• Data section:

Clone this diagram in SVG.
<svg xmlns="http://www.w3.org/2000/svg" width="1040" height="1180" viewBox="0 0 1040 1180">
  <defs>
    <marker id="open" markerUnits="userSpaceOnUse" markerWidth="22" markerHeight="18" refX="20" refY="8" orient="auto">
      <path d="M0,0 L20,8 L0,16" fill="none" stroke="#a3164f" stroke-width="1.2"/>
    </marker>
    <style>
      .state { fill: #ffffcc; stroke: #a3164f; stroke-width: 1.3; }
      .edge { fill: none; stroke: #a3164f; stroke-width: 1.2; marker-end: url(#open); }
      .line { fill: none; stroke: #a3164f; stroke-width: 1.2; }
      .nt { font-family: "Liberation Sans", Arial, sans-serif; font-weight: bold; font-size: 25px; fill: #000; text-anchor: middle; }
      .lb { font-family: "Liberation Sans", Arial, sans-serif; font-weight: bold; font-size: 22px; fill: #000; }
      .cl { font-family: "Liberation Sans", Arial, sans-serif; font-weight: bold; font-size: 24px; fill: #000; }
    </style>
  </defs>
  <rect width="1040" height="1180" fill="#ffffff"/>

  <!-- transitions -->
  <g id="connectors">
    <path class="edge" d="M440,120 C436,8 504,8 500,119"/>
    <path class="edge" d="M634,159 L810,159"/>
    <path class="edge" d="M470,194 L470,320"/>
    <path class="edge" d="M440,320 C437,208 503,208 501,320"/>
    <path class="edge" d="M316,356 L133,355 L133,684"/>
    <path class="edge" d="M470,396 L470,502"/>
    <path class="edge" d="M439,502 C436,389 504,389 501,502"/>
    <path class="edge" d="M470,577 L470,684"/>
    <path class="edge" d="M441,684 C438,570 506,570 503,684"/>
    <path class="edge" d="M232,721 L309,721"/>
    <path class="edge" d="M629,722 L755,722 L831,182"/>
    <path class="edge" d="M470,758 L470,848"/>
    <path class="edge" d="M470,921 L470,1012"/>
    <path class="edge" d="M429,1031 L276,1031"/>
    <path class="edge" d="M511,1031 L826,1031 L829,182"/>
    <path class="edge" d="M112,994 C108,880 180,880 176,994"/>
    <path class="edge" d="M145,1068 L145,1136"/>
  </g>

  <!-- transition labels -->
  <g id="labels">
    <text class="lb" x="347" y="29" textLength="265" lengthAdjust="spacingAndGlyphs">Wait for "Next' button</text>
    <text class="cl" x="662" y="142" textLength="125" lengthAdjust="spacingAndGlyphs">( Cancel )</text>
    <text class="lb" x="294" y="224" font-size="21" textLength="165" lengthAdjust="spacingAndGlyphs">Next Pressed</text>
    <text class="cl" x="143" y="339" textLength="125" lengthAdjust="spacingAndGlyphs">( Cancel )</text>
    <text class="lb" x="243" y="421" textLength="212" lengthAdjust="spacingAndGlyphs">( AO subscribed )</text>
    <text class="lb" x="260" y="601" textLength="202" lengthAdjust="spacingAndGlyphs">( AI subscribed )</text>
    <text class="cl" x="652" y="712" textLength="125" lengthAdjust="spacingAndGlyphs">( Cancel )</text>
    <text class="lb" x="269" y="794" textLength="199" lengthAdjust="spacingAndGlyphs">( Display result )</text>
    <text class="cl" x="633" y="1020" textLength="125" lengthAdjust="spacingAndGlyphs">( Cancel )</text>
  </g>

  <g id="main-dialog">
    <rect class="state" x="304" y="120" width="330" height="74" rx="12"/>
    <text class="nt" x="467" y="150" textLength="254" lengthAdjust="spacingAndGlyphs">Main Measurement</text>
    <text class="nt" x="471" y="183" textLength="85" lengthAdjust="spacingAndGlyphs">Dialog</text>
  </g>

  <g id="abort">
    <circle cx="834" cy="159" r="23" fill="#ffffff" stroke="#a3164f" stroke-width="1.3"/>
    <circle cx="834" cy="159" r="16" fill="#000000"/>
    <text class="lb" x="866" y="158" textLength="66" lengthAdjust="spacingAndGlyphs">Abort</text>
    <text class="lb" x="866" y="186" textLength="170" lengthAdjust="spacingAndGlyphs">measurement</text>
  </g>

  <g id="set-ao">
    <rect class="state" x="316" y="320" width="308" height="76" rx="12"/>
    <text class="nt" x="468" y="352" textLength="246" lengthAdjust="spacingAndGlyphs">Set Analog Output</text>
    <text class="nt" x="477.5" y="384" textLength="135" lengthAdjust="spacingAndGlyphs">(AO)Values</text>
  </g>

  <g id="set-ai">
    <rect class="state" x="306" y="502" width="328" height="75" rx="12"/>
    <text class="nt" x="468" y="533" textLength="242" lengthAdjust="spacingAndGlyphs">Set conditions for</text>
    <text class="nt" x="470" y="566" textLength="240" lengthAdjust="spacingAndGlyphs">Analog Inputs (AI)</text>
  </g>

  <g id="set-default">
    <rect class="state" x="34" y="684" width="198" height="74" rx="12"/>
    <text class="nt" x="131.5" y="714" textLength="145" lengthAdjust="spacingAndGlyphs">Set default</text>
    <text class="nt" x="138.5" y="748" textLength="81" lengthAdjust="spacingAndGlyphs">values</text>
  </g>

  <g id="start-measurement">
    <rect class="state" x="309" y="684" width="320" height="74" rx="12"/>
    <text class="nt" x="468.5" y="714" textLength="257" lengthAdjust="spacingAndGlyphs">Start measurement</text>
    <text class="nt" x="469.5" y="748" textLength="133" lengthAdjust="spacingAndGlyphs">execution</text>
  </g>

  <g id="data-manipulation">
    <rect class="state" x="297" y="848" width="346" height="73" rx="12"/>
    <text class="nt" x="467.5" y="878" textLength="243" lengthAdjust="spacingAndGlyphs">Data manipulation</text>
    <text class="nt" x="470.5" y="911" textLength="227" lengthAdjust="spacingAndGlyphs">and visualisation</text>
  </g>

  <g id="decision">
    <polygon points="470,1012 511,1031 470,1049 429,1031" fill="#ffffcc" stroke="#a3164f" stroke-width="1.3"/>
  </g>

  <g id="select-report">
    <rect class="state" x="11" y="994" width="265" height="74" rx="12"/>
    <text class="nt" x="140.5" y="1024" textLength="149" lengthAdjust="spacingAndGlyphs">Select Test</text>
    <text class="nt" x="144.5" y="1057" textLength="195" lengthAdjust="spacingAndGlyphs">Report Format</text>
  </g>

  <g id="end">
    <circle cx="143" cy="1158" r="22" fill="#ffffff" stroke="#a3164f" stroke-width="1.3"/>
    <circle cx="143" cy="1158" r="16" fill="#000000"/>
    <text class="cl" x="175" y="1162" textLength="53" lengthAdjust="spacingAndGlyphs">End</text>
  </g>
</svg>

• Task prompt:
Extract the full listing and reproduce each line exactly.

• Result:
Clone this diagram in SVG.
<svg xmlns="http://www.w3.org/2000/svg" width="1040" height="1180" viewBox="0 0 1040 1180">
  <defs>
    <marker id="open" markerUnits="userSpaceOnUse" markerWidth="22" markerHeight="18" refX="20" refY="8" orient="auto">
      <path d="M0,0 L20,8 L0,16" fill="none" stroke="#a3164f" stroke-width="1.2"/>
    </marker>
    <style>
      .state { fill: #ffffcc; stroke: #a3164f; stroke-width: 1.3; }
      .edge { fill: none; stroke: #a3164f; stroke-width: 1.2; marker-end: url(#open); }
      .line { fill: none; stroke: #a3164f; stroke-width: 1.2; }
      .nt { font-family: "Liberation Sans", Arial, sans-serif; font-weight: bold; font-size: 25px; fill: #000; text-anchor: middle; }
      .lb { font-family: "Liberation Sans", Arial, sans-serif; font-weight: bold; font-size: 22px; fill: #000; }
      .cl { font-family: "Liberation Sans", Arial, sans-serif; font-weight: bold; font-size: 24px; fill: #000; }
    </style>
  </defs>
  <rect width="1040" height="1180" fill="#ffffff"/>

  <!-- transitions -->
  <g id="connectors">
    <path class="edge" d="M440,120 C436,8 504,8 500,119"/>
    <path class="edge" d="M634,159 L810,159"/>
    <path class="edge" d="M470,194 L470,320"/>
    <path class="edge" d="M440,320 C437,208 503,208 501,320"/>
    <path class="edge" d="M316,356 L133,355 L133,684"/>
    <path class="edge" d="M470,396 L470,502"/>
    <path class="edge" d="M439,502 C436,389 504,389 501,502"/>
    <path class="edge" d="M470,577 L470,684"/>
    <path class="edge" d="M441,684 C438,570 506,570 503,684"/>
    <path class="edge" d="M232,721 L309,721"/>
    <path class="edge" d="M629,722 L755,722 L831,182"/>
    <path class="edge" d="M470,758 L470,848"/>
    <path class="edge" d="M470,921 L470,1012"/>
    <path class="edge" d="M429,1031 L276,1031"/>
    <path class="edge" d="M511,1031 L826,1031 L829,182"/>
    <path class="edge" d="M112,994 C108,880 180,880 176,994"/>
    <path class="edge" d="M145,1068 L145,1136"/>
  </g>

  <!-- transition labels -->
  <g id="labels">
    <text class="lb" x="347" y="29" textLength="265" lengthAdjust="spacingAndGlyphs">Wait for "Next' button</text>
    <text class="cl" x="662" y="142" textLength="125" lengthAdjust="spacingAndGlyphs">( Cancel )</text>
    <text class="lb" x="294" y="224" font-size="21" textLength="165" lengthAdjust="spacingAndGlyphs">Next Pressed</text>
    <text class="cl" x="143" y="339" textLength="125" lengthAdjust="spacingAndGlyphs">( Cancel )</text>
    <text class="lb" x="243" y="421" textLength="212" lengthAdjust="spacingAndGlyphs">( AO subscribed )</text>
    <text class="lb" x="260" y="601" textLength="202" lengthAdjust="spacingAndGlyphs">( AI subscribed )</text>
    <text class="cl" x="652" y="712" textLength="125" lengthAdjust="spacingAndGlyphs">( Cancel )</text>
    <text class="lb" x="269" y="794" textLength="199" lengthAdjust="spacingAndGlyphs">( Display result )</text>
    <text class="cl" x="633" y="1020" textLength="125" lengthAdjust="spacingAndGlyphs">( Cancel )</text>
  </g>

  <g id="main-dialog">
    <rect class="state" x="304" y="120" width="330" height="74" rx="12"/>
    <text class="nt" x="467" y="150" textLength="254" lengthAdjust="spacingAndGlyphs">Main Measurement</text>
    <text class="nt" x="471" y="183" textLength="85" lengthAdjust="spacingAndGlyphs">Dialog</text>
  </g>

  <g id="abort">
    <circle cx="834" cy="159" r="23" fill="#ffffff" stroke="#a3164f" stroke-width="1.3"/>
    <circle cx="834" cy="159" r="16" fill="#000000"/>
    <text class="lb" x="866" y="158" textLength="66" lengthAdjust="spacingAndGlyphs">Abort</text>
    <text class="lb" x="866" y="186" textLength="170" lengthAdjust="spacingAndGlyphs">measurement</text>
  </g>

  <g id="set-ao">
    <rect class="state" x="316" y="320" width="308" height="76" rx="12"/>
    <text class="nt" x="468" y="352" textLength="246" lengthAdjust="spacingAndGlyphs">Set Analog Output</text>
    <text class="nt" x="477.5" y="384" textLength="135" lengthAdjust="spacingAndGlyphs">(AO)Values</text>
  </g>

  <g id="set-ai">
    <rect class="state" x="306" y="502" width="328" height="75" rx="12"/>
    <text class="nt" x="468" y="533" textLength="242" lengthAdjust="spacingAndGlyphs">Set conditions for</text>
    <text class="nt" x="470" y="566" textLength="240" lengthAdjust="spacingAndGlyphs">Analog Inputs (AI)</text>
  </g>

  <g id="set-default">
    <rect class="state" x="34" y="684" width="198" height="74" rx="12"/>
    <text class="nt" x="131.5" y="714" textLength="145" lengthAdjust="spacingAndGlyphs">Set default</text>
    <text class="nt" x="138.5" y="748" textLength="81" lengthAdjust="spacingAndGlyphs">values</text>
  </g>

  <g id="start-measurement">
    <rect class="state" x="309" y="684" width="320" height="74" rx="12"/>
    <text class="nt" x="468.5" y="714" textLength="257" lengthAdjust="spacingAndGlyphs">Start measurement</text>
    <text class="nt" x="469.5" y="748" textLength="133" lengthAdjust="spacingAndGlyphs">execution</text>
  </g>

  <g id="data-manipulation">
    <rect class="state" x="297" y="848" width="346" height="73" rx="12"/>
    <text class="nt" x="467.5" y="878" textLength="243" lengthAdjust="spacingAndGlyphs">Data manipulation</text>
    <text class="nt" x="470.5" y="911" textLength="227" lengthAdjust="spacingAndGlyphs">and visualisation</text>
  </g>

  <g id="decision">
    <polygon points="470,1012 511,1031 470,1049 429,1031" fill="#ffffcc" stroke="#a3164f" stroke-width="1.3"/>
  </g>

  <g id="select-report">
    <rect class="state" x="11" y="994" width="265" height="74" rx="12"/>
    <text class="nt" x="140.5" y="1024" textLength="149" lengthAdjust="spacingAndGlyphs">Select Test</text>
    <text class="nt" x="144.5" y="1057" textLength="195" lengthAdjust="spacingAndGlyphs">Report Format</text>
  </g>

  <g id="end">
    <circle cx="143" cy="1158" r="22" fill="#ffffff" stroke="#a3164f" stroke-width="1.3"/>
    <circle cx="143" cy="1158" r="16" fill="#000000"/>
    <text class="cl" x="175" y="1162" textLength="53" lengthAdjust="spacingAndGlyphs">End</text>
  </g>
</svg>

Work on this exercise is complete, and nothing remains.